Twenty years after the September 11 attacks, the US “war on terror” is still being fought on a piece of hilly scrubland in southeast Cuba known as Guantanamo Bay.
Within months of the attacks, the United States rounded up hundreds of people with suspected ties to perpetrator Al-Qaeda and dropped them in the US naval base.
They were labeled “enemy combatants” without rights; the only timeframe for their release, if ever, said then-vice president Dick Cheney, was “the end of the war on terror” — which, officially, is still ongoing. Now, most of the 780 suspects who were locked in cages and bare cells have been freed, often after more than a decade without being charged. Today, 39 remain, some promised a release that never materialised, some hoping for it, and 12 whom Washington regards as dangerous Al-Qaeda figures, including Khalid Sheikh Mohammed, the alleged mastermind of the 9/11 plot.

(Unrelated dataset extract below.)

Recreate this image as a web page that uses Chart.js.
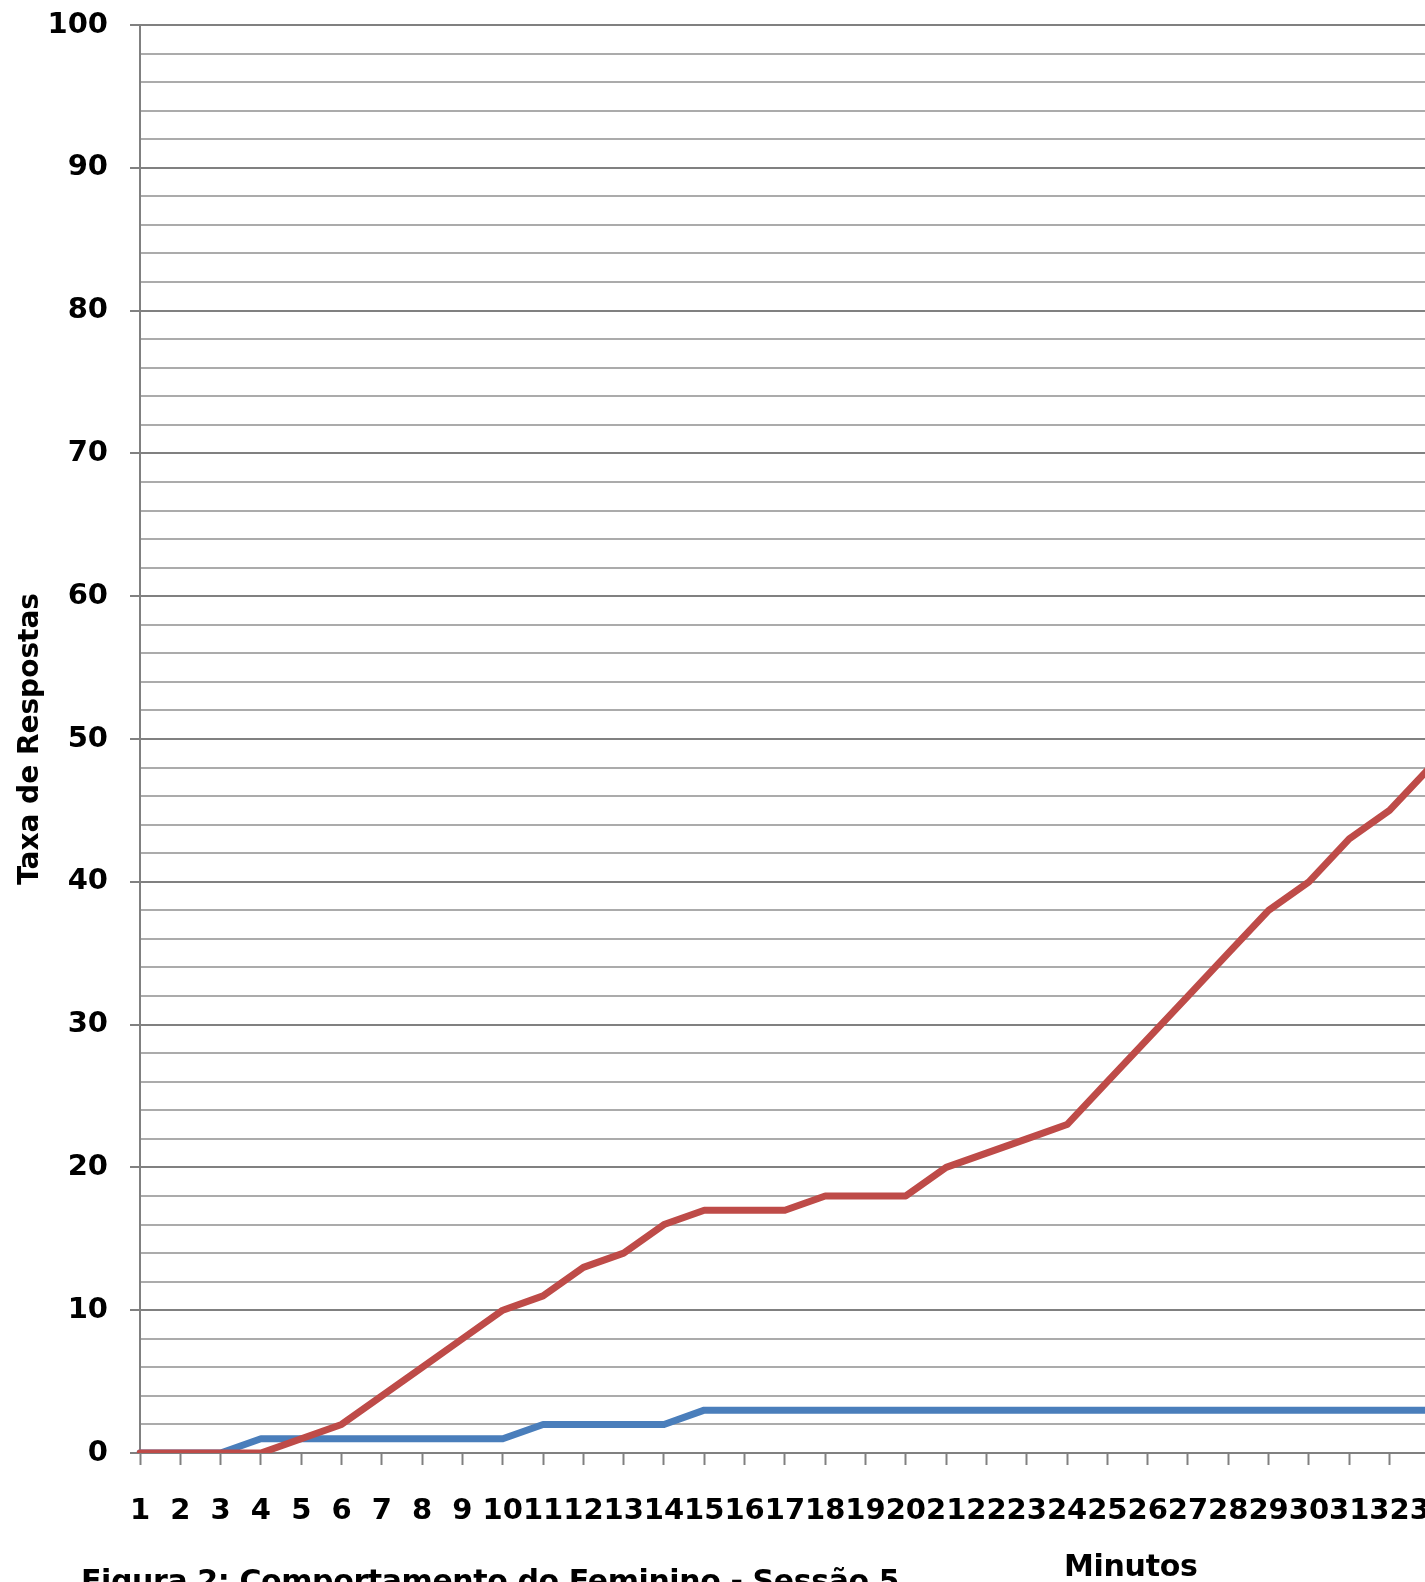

Under President Joe Biden, their trials have resumed after a delay caused mainly by the COVID-19 pandemic.
On September 7, after a 17-month pause, the pre-trial hearings for Mohammed and four others are set to resume, just days ahead of the anniversary of the attack. But there is no certainty that a verdict will be handed down for the five by the attack’s 21st anniversary next year, or the following year. The military commissions system overseeing the 12 accused Al-Qaeda figures has proven chaotic, unwieldy and often contrary to US law, to the point that in 20 years, only two have been convicted. Benjamin Farley, a Defence Department lawyer representing one of the five in the 9/11 trial, called the commissions “an expensive and failed experiment in ad hoc justice.”
Marred by accusations the government has withheld and falsified evidence, and wiretapped defence attorneys, the biggest cloud hanging over the cases is that defendants say they were brutally tortured by their captors, tainting the prosecution. Guantanamo has proven both a headache and an embarrassment for the US government, drawing charges of sweeping human rights abuses from around the world.
Isolated on a rocky coastline miles from the main Guantanamo naval base, the facility was rooted in the CIA’s notorious operation to seize Al-Qaeda suspects for secret rendition to its “black sites” scattered around the world. There, they underwent intense interrogation and torture, including waterboarding, that continued for days, weeks and even years. Then they were brought to Guantanamo, where the government of Republican George W. Bush decided they had no rights, under US law or the Geneva Conventions.
From the first 20 detainees in January 2002, their numbers ballooned to 780. But reviews showed the government had no evidence to tie many to Al-Qaeda or 9/11, and they were quietly released — though for some that took a decade.
When Democrat Barack Obama became president in January 2009, there were about 240 still in custody. Not only was the prison a human rights embarrassment and what one Obama official called a “propaganda tool” for violent jihadists, there was evidence to suggest three detainees had been killed one night in 2006 by interrogators, who claimed the deaths were coordinated suicides. One of Obama’s first actions was to order Guantanamo to be closed within a year. But Republicans in Congress blocked the closure, leaving the detainees in legal limbo. Obama, nevertheless, pushed to release most of the detainees, and only 41 were left when Donald Trump took office in January 2017.
But instead of continuing the releases, Trump froze them and threatened to fill more Guantanamo cells with Daesh fighters captured in Iraq and Syria. Biden, who was Obama’s vice president, has favoured closing the prison. But analysts say he is not going to copy Obama’s move, knowing it could be politically disastrous.